Bistro classics: Food writer Mary Cadogan explains the origins of this tasty fish recipe
Springtime, when the river trout season opens in France, is the perfect time to enjoy this classic dish. It’s not only good for you, packed with heart-healthy and cholesterol-busting omega-3 fatty acids and lean proteins, but it also perfectly reflects the lighter eating that is so welcome after a winter of comfort food. Trout are a close relation to salmon with many of the same characteristics. River trout are freshwater fish regularly caught in the sparklingly clean, fast-flowing rivers that weave their way through the whole of France.
Rainbow trout is another beast entirely. Imported originally from California, these fish readily adapt to any waters and are extensively farmed on a global scale. Rainbow trout has a different flavour to river trout, but is more readily available on fish counters. Organic rainbow trout is a good choice as they have more space to grow and develop to reduce the environmental impact, the feed is sustainably sourced and the fish welfare higher.

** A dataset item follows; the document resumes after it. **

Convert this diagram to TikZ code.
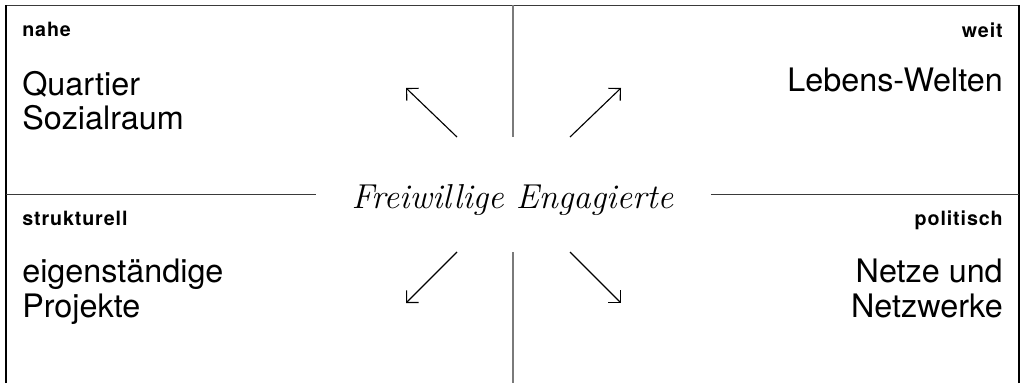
\documentclass[tikz,border=0pt]{standalone}
\usepackage{fontspec}
\newfontfamily\quadfont{TeX Gyre Heros}
\newfontfamily\tagfont[LetterSpace=4.5]{TeX Gyre Heros}
\usepackage{xcolor}
\definecolor{frameGray}{HTML}{7A7A7A}
\definecolor{ruleDark}{HTML}{3A3A3A}
\usepackage{tikz}
\usetikzlibrary{arrows.meta}

\begin{document}
\begin{tikzpicture}[>={Straight Barb[angle=90:0.3cm]},
  quad/.style={font=\quadfont\fontsize{23}{24.5}\selectfont, inner sep=0pt},
  tag/.style={font=\tagfont\bfseries\fontsize{14}{16}\selectfont, inner sep=0pt}]
  \useasboundingbox (0,0) rectangle (25.625,9.575);
  % outer frame, open at the bottom
  \draw[ruleDark, line width=1pt] (0.15,9.44) -- (25.475,9.44);
  \draw[line width=1.4pt] (0.15,0) -- (0.15,9.44);
  \draw[line width=1.4pt] (25.475,0) -- (25.475,9.44);
  % cross, broken round the centre
  \draw[frameGray, line width=1.4pt] (12.82,9.44) -- (12.82,6.15);
  \draw[frameGray, line width=1.4pt] (12.82,3.275) -- (12.82,0);
  \draw[ruleDark, line width=0.8pt] (0.15,4.71) -- (7.91,4.71);
  \draw[ruleDark, line width=0.8pt] (17.77,4.71) -- (25.475,4.71);
  % the centre
  \node[anchor=base, font=\itshape\fontsize{24.6}{28}\selectfont, inner sep=0pt]
    (freiwillige) at (12.81,4.375) {Freiwillige Engagierte};
  % arrow ends
  \coordinate (ulTail) at (11.425,6.15);  \coordinate (ulHead) at (10.15,7.375);
  \coordinate (urTail) at (14.25,6.15);   \coordinate (urHead) at (15.525,7.375);
  \coordinate (llTail) at (11.425,3.275); \coordinate (llHead) at (10.15,2.0);
  \coordinate (lrTail) at (14.25,3.275);  \coordinate (lrHead) at (15.525,2.0);
  \foreach \q in {ul,ur,ll,lr} \draw[->, line width=0.8pt] (\q Tail) -- (\q Head);
  % the four fields
  \node[tag, anchor=base west] (nahe) at (0.55,8.65) {nahe};
  \node[quad, anchor=north west, align=left] (quartier) at (0.55,7.8)
    {Quartier\\ Sozialraum};
  \node[tag, anchor=base east] (weit) at (25.075,8.64) {weit};
  \node[quad, anchor=base east] (lebenswelten) at (25.075,7.275) {Lebens-Welten};
  \node[tag, anchor=base west] (strukturell) at (0.55,3.95) {strukturell};
  \node[quad, anchor=north west, align=left] (projekte) at (0.55,3.1)
    {eigenständige\\ Projekte};
  \node[tag, anchor=base east] (politisch) at (25.075,3.95) {politisch};
  \node[quad, anchor=north east, align=right] (netze) at (25.075,3.1)
    {Netze und\\ Netzwerke};
\end{tikzpicture}
\end{document}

Truite aux amandes, or truite amandine as it’s also called, has always divided opinion in the food world. Many chefs dismiss it as an abomination, and Elizabeth David declared in her book French Provincial Cooking that “it is not cooking, it is packaging”. It became popular in 1980s Britain when we discovered Mediterranean cooking and, along with other bistro classics such as coq au vin and bœuf bourguignon, I’d like to think it’s due a revival.
It has never lost its popularity is France, especially in small family-run bistros, and riverside restaurants will normally feature trout in some form on their menus. For the home cook, it’s a simple dish to prepare as a midweek treat or a romantic dîner à deux. Using ready-prepared fillets, it can be on the table in under 20 minutes.
RECIPE: Truite aux amandes
In the classic version of this dish, the fish is fried in a pan, but I prefer to grill it and make the sauce separately. I find grilling fish skin-side up means there is less risk of overcooking it and the flesh stays very moist. Try this method with other fish such as bass or bream.
? 50g blanched almonds
? 1 lemon
? 50g butter
? 1 tbsp olive oil
? 4 trout fillets
? good handful of parsley, chopped
1 Cut the almonds into slivers. Finely grate the zest of half the lemon and squeeze the juice into a bowl.
2 Melt the butter in a small pan. Line a grill pan with foil. Brush the fish on both sides with butter and season with salt and pepper. Set the fish on the foil skin side up and grill for 3-4 mins, until the skin is nicely browned and the flesh tender.
3 Meanwhile reheat the butter with the oil, add the almonds and fry gently until lightly toasted. Add the lemon zest and juice, salt and pepper, and heat through.
4 Set two trout fillets on each dinner plate and spoon over the buttery almonds. Scatter with parsley and serve with steamed new potatoes and agreen salad.